KUOW Photo/Liz Jones
University of Washington freshman Diana Betancourt hopes to benefit from the Washington Real Hope Act.

Washington state students who are in the country illegally have reason to celebrate. On Wednesday, Governor Jay Inslee signed into law the state’s Real Hope Act, also commonly called the DREAM Act.

Under the measure, undocumented students will become eligible for state-funded college financial aid. Only four other states have passed similar laws.

University of Washington freshman Diana Betancourt of La Paz, Mexico, stands to benefit from this new law. She said her parents decided to move her and her sisters to the U.S. after the family spent six months homeless in Mexico. Betancourt was five years old at the time.

Betancourt traveled to Olympia for the bill signing and told KUOW what the bill's passage means to her:

I think just any financial assistance is a huge, huge, huge contribution.
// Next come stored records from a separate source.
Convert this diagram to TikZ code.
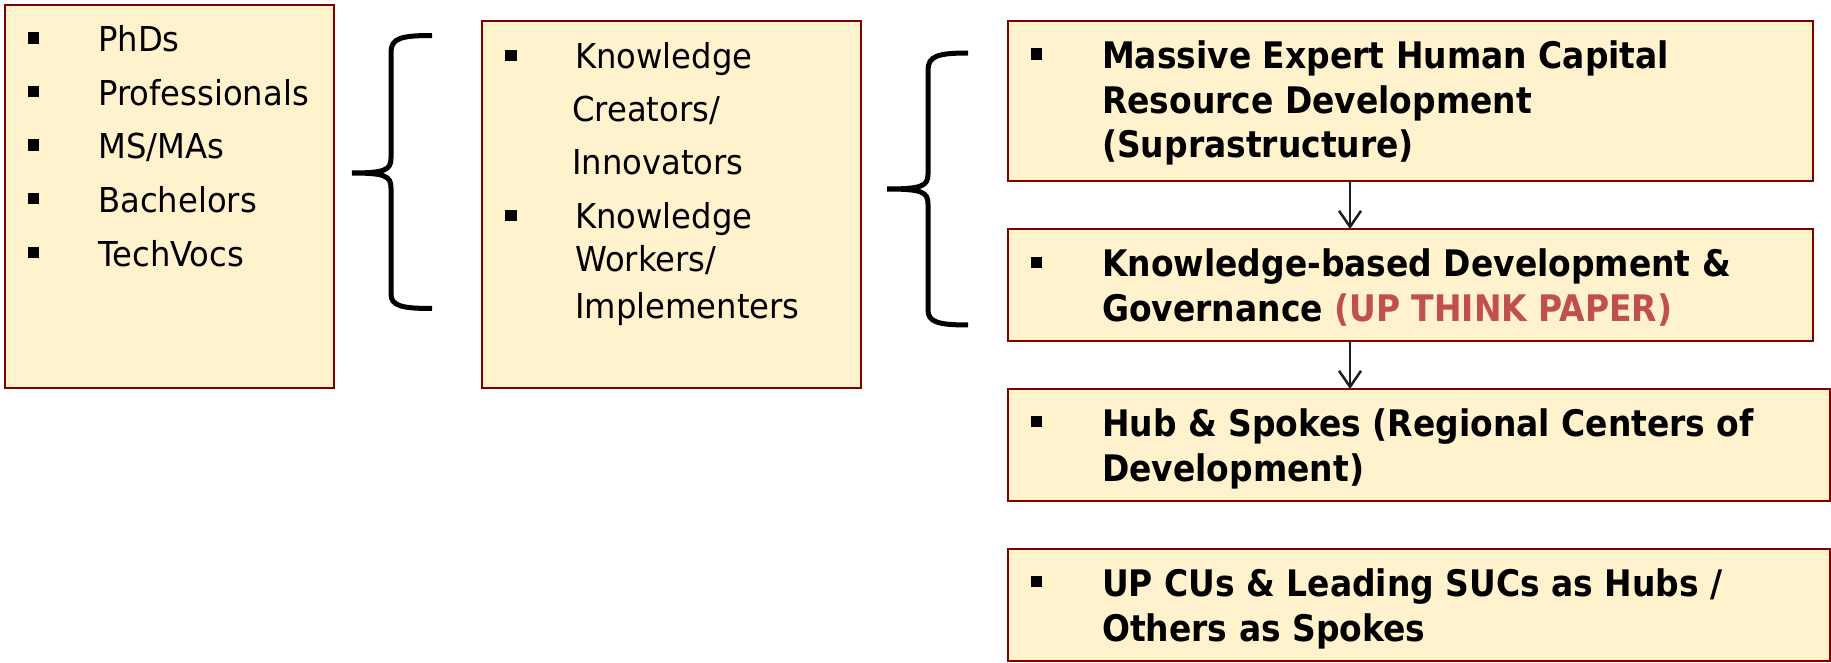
\documentclass[tikz,border=0pt]{standalone}
\usepackage{fontspec}
\newfontfamily\tahreg[FakeStretch=0.94]{DejaVu Sans}
\newfontfamily\tahbold[FakeStretch=0.90]{DejaVu Sans}
\usetikzlibrary{arrows.meta}
\definecolor{boxfill}{RGB}{255,242,204}
\definecolor{boxline}{RGB}{128,0,0}
\definecolor{redtext}{RGB}{192,80,77}
\definecolor{arrgray}{RGB}{30,30,30}
\tikzset{
  box/.style={draw=boxline, fill=boxfill, line width=2pt, rectangle, anchor=north west, inner sep=0pt, outer sep=0pt},
  reg/.style={anchor=base west, inner sep=0pt, font=\tahreg\fontsize{34.3}{40}\selectfont},
  bld/.style={anchor=base west, inner sep=0pt, font=\tahbold\bfseries\fontsize{36.6}{44}\selectfont},
  bul/.style={fill=black, rectangle, minimum size=11.5pt, inner sep=0pt},
  brace/.style={line width=5pt, line cap=butt},
  arr/.style={draw=arrgray, line width=2.5pt, -{Straight Barb[length=16pt,width=22pt,line width=2.5pt]}},
}
\begin{document}
\begin{tikzpicture}[x=1pt,y=-1pt]
\useasboundingbox (0,0) rectangle (1831,663);
% boxes
\node[box, minimum width=329pt, minimum height=383pt] (b1) at (5,5) {};
\node[box, minimum width=379pt, minimum height=367pt] (b2) at (482,21) {};
\node[box, minimum width=805pt, minimum height=160pt] (b3) at (1008,21) {};
\node[box, minimum width=805pt, minimum height=112pt] (b4) at (1008,229) {};
\node[box, minimum width=822pt, minimum height=112pt] (b5) at (1008,389) {};
\node[box, minimum width=822pt, minimum height=112pt] (b6) at (1008,549) {};
% box 1
\node[bul] (u1a) at (33.5,38) {};
\node[bul] (u1b) at (33.5,91.5) {};
\node[bul] (u1c) at (33.5,145) {};
\node[bul] (u1d) at (33.5,198.5) {};
\node[bul] (u1e) at (33.5,252.5) {};
\node[reg] (t1a) at (98,52) {PhDs};
\node[reg] (t1b) at (98,105.3) {Professionals};
\node[reg] (t1c) at (98,159) {MS/MAs};
\node[reg] (t1d) at (98,212.5) {Bachelors};
\node[reg] (t1e) at (98,266.5) {TechVocs};
% box 2
\node[bul] (u2a) at (511,55.5) {};
\node[bul] (u2b) at (511,215.5) {};
\node[reg] (t2a) at (575,68.3) {Knowledge};
\node[reg] (t2b) at (572,121.7) {Creators/};
\node[reg] (t2c) at (572,175) {Innovators};
\node[reg] (t2d) at (575,228.3) {Knowledge};
\node[reg] (t2e) at (575,271) {Workers/};
\node[reg] (t2f) at (575,318) {Implementers};
% right boxes
\node[bul] (u3) at (1036.5,54) {};
\node[bld] (t3a) at (1102,68.3) {Massive Expert Human Capital};
\node[bld] (t3b) at (1102,113.3) {Resource Development};
\node[bld] (t3c) at (1102,157.5) {(Suprastructure)};
\node[bul] (u4) at (1036.5,262.5) {};
\node[bld] (t4a) at (1102,276.7) {Knowledge-based Development \&};
\node[bld] (t4b) at (1102,321) {Governance \textcolor{redtext}{(UP THINK PAPER)}};
\node[bul] (u5) at (1036.5,421.5) {};
\node[bld] (t5a) at (1102,436) {Hub \& Spokes (Regional Centers of};
\node[bld] (t5b) at (1102,481) {Development)};
\node[bul] (u6) at (1036.5,581.5) {};
\node[bld] (t6a) at (1102,596) {UP CUs \& Leading SUCs as Hubs /};
\node[bld] (t6b) at (1102,641) {Others as Spokes};
% arrows
\coordinate (ax) at (1350,0);
\draw[arr] (b3.south -| ax) -- (b4.north -| ax);
\draw[arr] (b4.south -| ax) -- (b5.north -| ax);
% braces
\draw[brace] (432,35.5) .. controls (402,35.5) and (391,38) .. (391,52)
  -- (391,158) .. controls (391,170) and (385,173) .. (352,173)
  .. controls (385,173) and (391,176) .. (391,188)
  -- (391,294) .. controls (391,306) and (402,308.5) .. (432,308.5);
\draw[brace] (968,53) .. controls (938,53) and (928,56) .. (928,70)
  -- (928,174) .. controls (928,186) and (922,189) .. (887,189)
  .. controls (922,189) and (928,192) .. (928,204)
  -- (928,310) .. controls (928,322) and (938,325) .. (968,325);
\end{tikzpicture}
\end{document}
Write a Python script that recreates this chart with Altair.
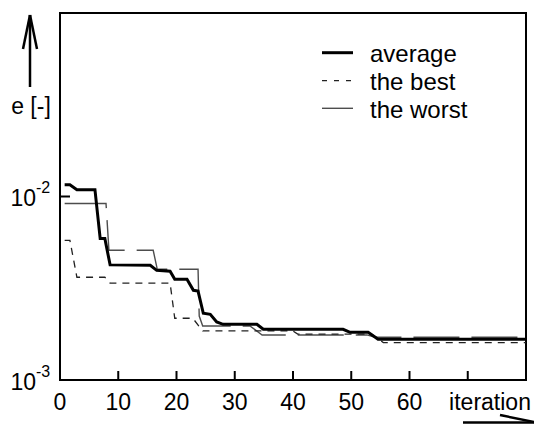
import altair as alt
import pandas as pd

# ---- data ----
avg_it = [0.8, 1.7, 2.9, 6.0, 6.9, 7.7, 8.6, 15.5, 16.6, 18.9, 19.7, 21.8, 22.9, 23.7,
          24.6, 25.8, 26.9, 28.0, 33.8, 34.9, 48.6, 49.8, 52.9, 54.6, 80.0]
avg_e = [0.0116, 0.0116, 0.0109, 0.0109, 0.0059, 0.0059, 0.00424, 0.00422, 0.00396, 0.00392,
         0.00354, 0.00354, 0.00308, 0.00305, 0.00231, 0.00228, 0.00207, 0.00201, 0.00201,
         0.00189, 0.00189, 0.00182, 0.00182, 0.00167, 0.00167]

best_it = [0.8, 1.7, 2.9, 7.7, 8.6, 18.9, 19.7, 22.8, 24.5, 40.0, 40.8, 53.5, 55.5, 80.0]
best_e = [0.00577, 0.00577, 0.00363, 0.00363, 0.00337, 0.00337, 0.00217, 0.00217, 0.00185,
          0.00185, 0.00178, 0.00178, 0.00160, 0.00160]

worst_it = [0.8, 7.9, 8.4, 16.0, 16.7, 23.7, 23.9, 24.5, 32.6, 34.7, 52.7, 54.1, 80.0]
worst_e = [0.00916, 0.00916, 0.00509, 0.00509, 0.00401, 0.00401, 0.00223, 0.00197, 0.00197,
           0.00176, 0.00176, 0.00171, 0.00171]

x_ticks = [0, 10, 20, 30, 40, 50, 60]
x_tick_marks = [10, 20, 30, 40, 50, 60, 70]
y_ticks = [0.001, 0.01]
y_base = ["10", "10"]
y_exp = ["-3", "-2"]
legend_names = ["average", "the best", "the worst"]
x_title = "iteration"
y_title = "e [-]"

W, H = 466, 367
FONT = "Liberation Sans"
xs = alt.Scale(domain=[0, 80], nice=False, zero=False)
ys = alt.Scale(type="log", domain=[0.001, 0.1], nice=False)


def X(f="it"):
    return alt.X(f"{f}:Q", scale=xs, axis=None)


def Y(f="e"):
    return alt.Y(f"{f}:Q", scale=ys, axis=None)


def series(it, e, **kw):
    df = pd.DataFrame({"it": it, "e": e})
    return alt.Chart(df).mark_line(**kw).encode(x=X(), y=Y())


worst = series(worst_it, worst_e, color="#4d4d4d", strokeWidth=1.4, strokeDash=[46, 12])
best = series(best_it, best_e, color="#222222", strokeWidth=1.3, strokeDash=[7, 6])
avg = series(avg_it, avg_e, color="black", strokeWidth=3)

# x ticks (inward) and labels
xt_df = pd.DataFrame({"it": x_tick_marks})
xticks = alt.Chart(xt_df).mark_rule(color="black", strokeWidth=2).encode(
    x=X(), y=alt.value(H), y2=alt.value(H - 9))
xl_df = pd.DataFrame({"it": x_ticks, "lab": [str(v) for v in x_ticks]})
xlabels = alt.Chart(xl_df).mark_text(font=FONT, fontSize=23, baseline="alphabetic",
                                     align="center", color="black").encode(
    x=X(), y=alt.value(H + 29.5), text="lab:N")

one = pd.DataFrame({"t": [x_title]})
xtitle = alt.Chart(one).mark_text(font=FONT, fontSize=23, baseline="alphabetic",
                                  align="center", color="black").encode(
    x=alt.value(430), y=alt.value(H + 29.5), text="t:N")

# y ticks and labels
yt_df = pd.DataFrame({"e": [y_ticks[1]]})
yticks = alt.Chart(yt_df).mark_rule(color="black", strokeWidth=2).encode(
    y=Y(), x=alt.value(0), x2=alt.value(10))
yl_df = pd.DataFrame({"e": y_ticks, "b": y_base, "p": y_exp})
ylab_base = alt.Chart(yl_df).mark_text(font=FONT, fontSize=23, baseline="alphabetic",
                                       align="right", dy=9.5, color="black").encode(
    y=Y(), x=alt.value(-24), text="b:N")
ylab_exp = alt.Chart(yl_df).mark_text(font=FONT, fontSize=16, baseline="alphabetic",
                                      align="left", dy=-3.5, color="black").encode(
    y=Y(), x=alt.value(-24), text="p:N")

ytitle = alt.Chart(pd.DataFrame({"t": [y_title]})).mark_text(
    font=FONT, fontSize=23, baseline="middle", align="center", color="black").encode(
    x=alt.value(-29), y=alt.value(94), text="t:N")

# arrows
d1 = pd.DataFrame({"a": [0]})


def seg(x1, y1, x2, y2, w=2):
    return alt.Chart(d1).mark_rule(color="black", strokeWidth=w).encode(
        x=alt.value(x1), y=alt.value(y1), x2=alt.value(x2), y2=alt.value(y2))


arrows = [
    seg(-30, 2, -30, 74, 2.5),
    seg(-30, 2, -37, 36, 2.5),
    seg(-30, 2, -23, 36, 2.5),
    seg(403, 409.5, 476, 409.5, 2.5),
    seg(440, 402, 476, 409.5, 2.5),
]

# manual legend
leg_y = [39.7, 67.7, 95.3]
leg_txt_y = [49, 77, 105]
leg_styles = [dict(color="black", strokeWidth=3),
              dict(color="#222222", strokeWidth=1.3, strokeDash=[5, 7]),
              dict(color="#4d4d4d", strokeWidth=1.4)]
legend = []
for i, name in enumerate(legend_names):
    legend.append(alt.Chart(d1).mark_rule(**leg_styles[i]).encode(
        x=alt.value(262), x2=alt.value(293), y=alt.value(leg_y[i])))
    legend.append(alt.Chart(pd.DataFrame({"t": [name]})).mark_text(
        font=FONT, fontSize=24, baseline="alphabetic", align="left", color="black").encode(
        x=alt.value(310), y=alt.value(leg_txt_y[i]), text="t:N"))

chart = alt.layer(
    worst, best, avg, xticks, xlabels, xtitle, yticks, ylab_base, ylab_exp, ytitle,
    *arrows, *legend
).properties(
    width=W, height=H,
    autosize=alt.AutoSizeParams(type="none"),
    padding={"left": 60, "top": 13, "right": 8, "bottom": 45},
    background="white",
).configure_view(stroke="black", strokeWidth=2)

chart.save("out.html", embed_options={"renderer": "svg", "actions": False})
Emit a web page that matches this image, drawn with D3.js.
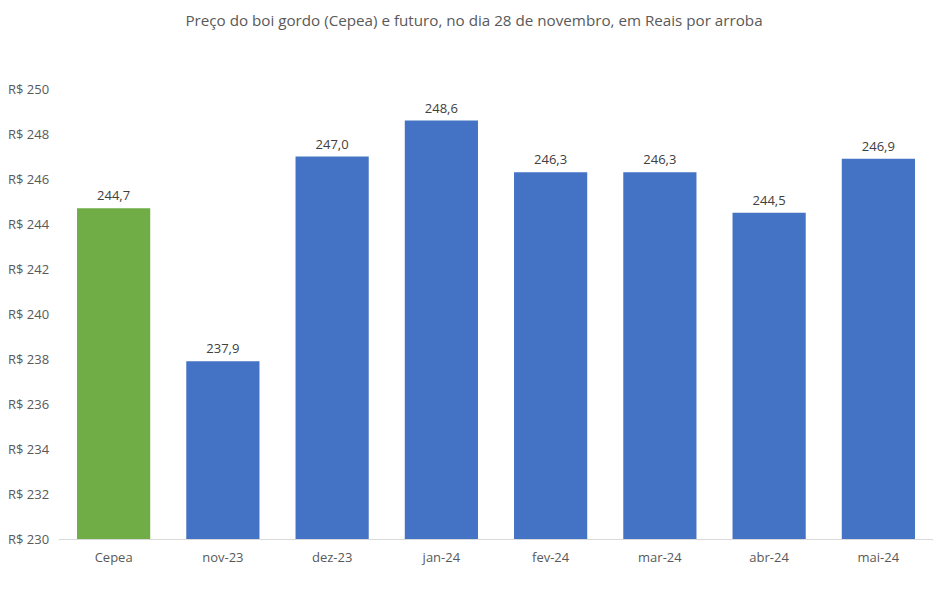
<!DOCTYPE html>
<html><head><meta charset="utf-8">
<script src="https://cdn.jsdelivr.net/npm/d3@7/dist/d3.min.js"></script>
<style>body{margin:0;background:#fff}svg{display:block}text{font-family:"Open Sans",sans-serif;fill:#595959}</style>
</head><body>
<svg id="c" width="948" height="589"></svg>
<script>
const title = "Preço do boi gordo (Cepea) e futuro, no dia 28 de novembro, em Reais por arroba";
const categories = ["Cepea","nov-23","dez-23","jan-24","fev-24","mar-24","abr-24","mai-24"];
const values = [244.7,237.9,247.0,248.6,246.3,246.3,244.5,246.9];
const colors = ["#70AD47","#4472C4","#4472C4","#4472C4","#4472C4","#4472C4","#4472C4","#4472C4"];
const yTicks = [230,232,234,236,238,240,242,244,246,248,250];

const svg = d3.select("#c");
const x = d3.scaleBand().domain(categories).range([59,933]).paddingInner(0.33).paddingOuter(0.165);
const y = d3.scaleLinear().domain([230,250]).range([539,89]);
const fmt = v => v.toFixed(1).replace(".", ",");

svg.append("text").attr("x",474).attr("y",26).attr("text-anchor","middle")
  .style("font-size","15.2px").text(title);

svg.selectAll("text.yt").data(yTicks).enter().append("text").attr("class","yt")
  .attr("x",8).attr("y",d=>y(d)).attr("dy","0.35em").style("font-size","13px")
  .text(d=>"R$ "+d);

svg.selectAll("rect").data(values).enter().append("rect")
  .attr("x",(d,i)=>x(categories[i])).attr("width",x.bandwidth())
  .attr("y",d=>y(d)).attr("height",d=>y(230)-y(d)).attr("fill",(d,i)=>colors[i]);

svg.append("line").attr("x1",59).attr("x2",933).attr("y1",y(230)+0.5).attr("y2",y(230)+0.5)
  .attr("stroke","#d9d9d9").attr("stroke-width",1);

svg.selectAll("text.vl").data(values).enter().append("text").attr("class","vl")
  .attr("x",(d,i)=>x(categories[i])+x.bandwidth()/2).attr("y",d=>y(d)-8)
  .attr("text-anchor","middle").style("font-size","13px").style("fill","#404040").text(fmt);

svg.selectAll("text.xl").data(categories).enter().append("text").attr("class","xl")
  .attr("x",d=>x(d)+x.bandwidth()/2).attr("y",562)
  .attr("text-anchor","middle").style("font-size","13px").text(d=>d);
</script>
</body></html>
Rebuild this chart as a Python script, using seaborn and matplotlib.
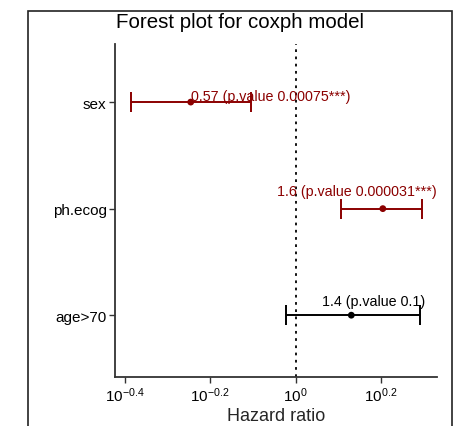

I’m definitely in the red zone for next quarter, so I’ll have to figure out how to pay for that. Just knowing that I’ll have some financial assistance puts some weight off my shoulders and just makes it a little easier to focus more on schooling and not just how I’m going to be able to pay for it.

It’s been really, really, really, extremely tough. I saw my sisters not be able to go to college. So, I was like, "If they can’t go then I probably won’t be able to go."

Then I met other people who went to the University of Washington. I was like, “You know what, I can do it.” And I put all my heart and soul into school. It makes me really appreciate just even the littlest things, like walking through campus. I think, "Wow, I’m here."

Being here, I consider myself an American. But it’s like, how can you consider yourself an American when you’re being rejected throughout your life?

And then just seeing the DREAM Act — I feel like every single time something passes, I feel more at home and I feel more accepted. It’s really nice.

Money comes and goes. One way or another, if I have to get five jobs, I’ll figure out how to pay for it. But just feeling accepted in this country where I’ve lived practically all my life, I think that’s the thing — even though it doesn’t seem like it — that’s what every undocumented student looks for and hopes for.

This is what parents brought me here for: to get an education, to be independent, and to pursue my dreams.